Exercise
Copy out the listing in full, exactly as written, but not its pictures.

BEGIN

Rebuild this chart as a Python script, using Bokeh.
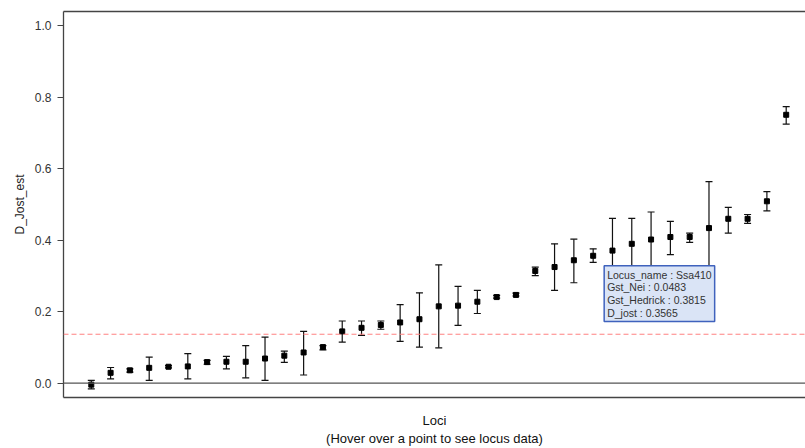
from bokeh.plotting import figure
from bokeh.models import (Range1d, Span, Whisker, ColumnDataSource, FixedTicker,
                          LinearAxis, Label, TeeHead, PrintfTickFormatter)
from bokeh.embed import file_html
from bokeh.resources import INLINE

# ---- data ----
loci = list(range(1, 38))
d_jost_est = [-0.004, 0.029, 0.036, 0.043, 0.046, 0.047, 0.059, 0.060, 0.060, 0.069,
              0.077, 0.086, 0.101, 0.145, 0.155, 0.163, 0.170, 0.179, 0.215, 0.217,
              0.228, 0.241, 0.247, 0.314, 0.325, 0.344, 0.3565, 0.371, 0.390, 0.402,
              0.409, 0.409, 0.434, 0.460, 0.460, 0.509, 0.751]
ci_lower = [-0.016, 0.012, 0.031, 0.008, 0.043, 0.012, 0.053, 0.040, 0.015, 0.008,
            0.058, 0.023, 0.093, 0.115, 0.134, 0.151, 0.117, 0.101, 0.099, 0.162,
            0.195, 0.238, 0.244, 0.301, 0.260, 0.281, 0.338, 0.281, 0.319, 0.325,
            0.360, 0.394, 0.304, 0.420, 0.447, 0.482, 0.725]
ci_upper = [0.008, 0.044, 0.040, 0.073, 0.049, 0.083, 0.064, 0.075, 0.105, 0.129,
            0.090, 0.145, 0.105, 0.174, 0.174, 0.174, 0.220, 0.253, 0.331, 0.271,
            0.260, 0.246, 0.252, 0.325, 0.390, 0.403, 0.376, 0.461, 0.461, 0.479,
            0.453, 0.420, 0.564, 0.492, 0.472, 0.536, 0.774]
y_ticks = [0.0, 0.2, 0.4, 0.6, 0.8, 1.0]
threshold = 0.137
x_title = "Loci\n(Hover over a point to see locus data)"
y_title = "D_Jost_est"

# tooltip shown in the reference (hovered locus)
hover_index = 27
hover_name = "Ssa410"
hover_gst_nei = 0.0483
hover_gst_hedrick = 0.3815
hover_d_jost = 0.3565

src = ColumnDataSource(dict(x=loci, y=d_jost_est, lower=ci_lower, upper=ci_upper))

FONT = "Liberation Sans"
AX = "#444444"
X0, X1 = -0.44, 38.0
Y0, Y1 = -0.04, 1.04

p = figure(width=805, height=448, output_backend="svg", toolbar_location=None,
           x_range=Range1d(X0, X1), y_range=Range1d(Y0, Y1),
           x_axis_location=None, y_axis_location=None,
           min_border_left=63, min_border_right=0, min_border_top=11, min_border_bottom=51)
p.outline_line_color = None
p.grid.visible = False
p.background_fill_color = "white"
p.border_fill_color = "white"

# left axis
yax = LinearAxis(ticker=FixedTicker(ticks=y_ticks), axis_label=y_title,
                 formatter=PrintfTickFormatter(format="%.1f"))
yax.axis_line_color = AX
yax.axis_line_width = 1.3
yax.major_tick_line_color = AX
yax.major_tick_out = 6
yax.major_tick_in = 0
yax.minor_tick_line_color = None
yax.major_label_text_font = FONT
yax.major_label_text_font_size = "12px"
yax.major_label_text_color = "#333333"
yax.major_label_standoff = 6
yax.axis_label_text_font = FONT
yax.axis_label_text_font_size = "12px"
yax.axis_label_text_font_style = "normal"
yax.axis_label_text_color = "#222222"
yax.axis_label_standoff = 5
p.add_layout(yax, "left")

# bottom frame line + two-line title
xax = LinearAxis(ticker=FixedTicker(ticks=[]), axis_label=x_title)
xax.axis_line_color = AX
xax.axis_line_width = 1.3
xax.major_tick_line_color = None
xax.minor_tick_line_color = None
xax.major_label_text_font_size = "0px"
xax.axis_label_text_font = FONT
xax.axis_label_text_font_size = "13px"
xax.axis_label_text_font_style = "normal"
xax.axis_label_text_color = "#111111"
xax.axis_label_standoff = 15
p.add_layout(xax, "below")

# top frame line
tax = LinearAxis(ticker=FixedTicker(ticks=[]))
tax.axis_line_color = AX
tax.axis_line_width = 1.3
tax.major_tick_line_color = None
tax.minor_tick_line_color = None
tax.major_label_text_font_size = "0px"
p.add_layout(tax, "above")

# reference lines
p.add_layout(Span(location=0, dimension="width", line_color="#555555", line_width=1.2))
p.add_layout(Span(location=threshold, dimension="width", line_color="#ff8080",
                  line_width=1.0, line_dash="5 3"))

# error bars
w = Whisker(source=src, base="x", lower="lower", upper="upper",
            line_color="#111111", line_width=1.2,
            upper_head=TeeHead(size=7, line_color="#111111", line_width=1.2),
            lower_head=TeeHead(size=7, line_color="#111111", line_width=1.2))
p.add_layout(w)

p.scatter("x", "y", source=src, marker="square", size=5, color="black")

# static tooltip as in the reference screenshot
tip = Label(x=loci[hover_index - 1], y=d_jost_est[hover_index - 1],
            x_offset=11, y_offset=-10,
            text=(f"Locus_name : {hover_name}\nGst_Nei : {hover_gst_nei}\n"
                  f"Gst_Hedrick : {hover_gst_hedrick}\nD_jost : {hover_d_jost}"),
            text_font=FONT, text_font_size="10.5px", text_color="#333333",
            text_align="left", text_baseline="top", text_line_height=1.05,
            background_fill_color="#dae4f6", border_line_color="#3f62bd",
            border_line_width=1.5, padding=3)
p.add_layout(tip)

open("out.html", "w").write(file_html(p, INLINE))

END

Solution
Rebuild this chart as a Python script, using Bokeh.
from bokeh.plotting import figure
from bokeh.models import (Range1d, Span, Whisker, ColumnDataSource, FixedTicker,
                          LinearAxis, Label, TeeHead, PrintfTickFormatter)
from bokeh.embed import file_html
from bokeh.resources import INLINE

# ---- data ----
loci = list(range(1, 38))
d_jost_est = [-0.004, 0.029, 0.036, 0.043, 0.046, 0.047, 0.059, 0.060, 0.060, 0.069,
              0.077, 0.086, 0.101, 0.145, 0.155, 0.163, 0.170, 0.179, 0.215, 0.217,
              0.228, 0.241, 0.247, 0.314, 0.325, 0.344, 0.3565, 0.371, 0.390, 0.402,
              0.409, 0.409, 0.434, 0.460, 0.460, 0.509, 0.751]
ci_lower = [-0.016, 0.012, 0.031, 0.008, 0.043, 0.012, 0.053, 0.040, 0.015, 0.008,
            0.058, 0.023, 0.093, 0.115, 0.134, 0.151, 0.117, 0.101, 0.099, 0.162,
            0.195, 0.238, 0.244, 0.301, 0.260, 0.281, 0.338, 0.281, 0.319, 0.325,
            0.360, 0.394, 0.304, 0.420, 0.447, 0.482, 0.725]
ci_upper = [0.008, 0.044, 0.040, 0.073, 0.049, 0.083, 0.064, 0.075, 0.105, 0.129,
            0.090, 0.145, 0.105, 0.174, 0.174, 0.174, 0.220, 0.253, 0.331, 0.271,
            0.260, 0.246, 0.252, 0.325, 0.390, 0.403, 0.376, 0.461, 0.461, 0.479,
            0.453, 0.420, 0.564, 0.492, 0.472, 0.536, 0.774]
y_ticks = [0.0, 0.2, 0.4, 0.6, 0.8, 1.0]
threshold = 0.137
x_title = "Loci\n(Hover over a point to see locus data)"
y_title = "D_Jost_est"

# tooltip shown in the reference (hovered locus)
hover_index = 27
hover_name = "Ssa410"
hover_gst_nei = 0.0483
hover_gst_hedrick = 0.3815
hover_d_jost = 0.3565

src = ColumnDataSource(dict(x=loci, y=d_jost_est, lower=ci_lower, upper=ci_upper))

FONT = "Liberation Sans"
AX = "#444444"
X0, X1 = -0.44, 38.0
Y0, Y1 = -0.04, 1.04

p = figure(width=805, height=448, output_backend="svg", toolbar_location=None,
           x_range=Range1d(X0, X1), y_range=Range1d(Y0, Y1),
           x_axis_location=None, y_axis_location=None,
           min_border_left=63, min_border_right=0, min_border_top=11, min_border_bottom=51)
p.outline_line_color = None
p.grid.visible = False
p.background_fill_color = "white"
p.border_fill_color = "white"

# left axis
yax = LinearAxis(ticker=FixedTicker(ticks=y_ticks), axis_label=y_title,
                 formatter=PrintfTickFormatter(format="%.1f"))
yax.axis_line_color = AX
yax.axis_line_width = 1.3
yax.major_tick_line_color = AX
yax.major_tick_out = 6
yax.major_tick_in = 0
yax.minor_tick_line_color = None
yax.major_label_text_font = FONT
yax.major_label_text_font_size = "12px"
yax.major_label_text_color = "#333333"
yax.major_label_standoff = 6
yax.axis_label_text_font = FONT
yax.axis_label_text_font_size = "12px"
yax.axis_label_text_font_style = "normal"
yax.axis_label_text_color = "#222222"
yax.axis_label_standoff = 5
p.add_layout(yax, "left")

# bottom frame line + two-line title
xax = LinearAxis(ticker=FixedTicker(ticks=[]), axis_label=x_title)
xax.axis_line_color = AX
xax.axis_line_width = 1.3
xax.major_tick_line_color = None
xax.minor_tick_line_color = None
xax.major_label_text_font_size = "0px"
xax.axis_label_text_font = FONT
xax.axis_label_text_font_size = "13px"
xax.axis_label_text_font_style = "normal"
xax.axis_label_text_color = "#111111"
xax.axis_label_standoff = 15
p.add_layout(xax, "below")

# top frame line
tax = LinearAxis(ticker=FixedTicker(ticks=[]))
tax.axis_line_color = AX
tax.axis_line_width = 1.3
tax.major_tick_line_color = None
tax.minor_tick_line_color = None
tax.major_label_text_font_size = "0px"
p.add_layout(tax, "above")

# reference lines
p.add_layout(Span(location=0, dimension="width", line_color="#555555", line_width=1.2))
p.add_layout(Span(location=threshold, dimension="width", line_color="#ff8080",
                  line_width=1.0, line_dash="5 3"))

# error bars
w = Whisker(source=src, base="x", lower="lower", upper="upper",
            line_color="#111111", line_width=1.2,
            upper_head=TeeHead(size=7, line_color="#111111", line_width=1.2),
            lower_head=TeeHead(size=7, line_color="#111111", line_width=1.2))
p.add_layout(w)

p.scatter("x", "y", source=src, marker="square", size=5, color="black")

# static tooltip as in the reference screenshot
tip = Label(x=loci[hover_index - 1], y=d_jost_est[hover_index - 1],
            x_offset=11, y_offset=-10,
            text=(f"Locus_name : {hover_name}\nGst_Nei : {hover_gst_nei}\n"
                  f"Gst_Hedrick : {hover_gst_hedrick}\nD_jost : {hover_d_jost}"),
            text_font=FONT, text_font_size="10.5px", text_color="#333333",
            text_align="left", text_baseline="top", text_line_height=1.05,
            background_fill_color="#dae4f6", border_line_color="#3f62bd",
            border_line_width=1.5, padding=3)
p.add_layout(tip)

open("out.html", "w").write(file_html(p, INLINE))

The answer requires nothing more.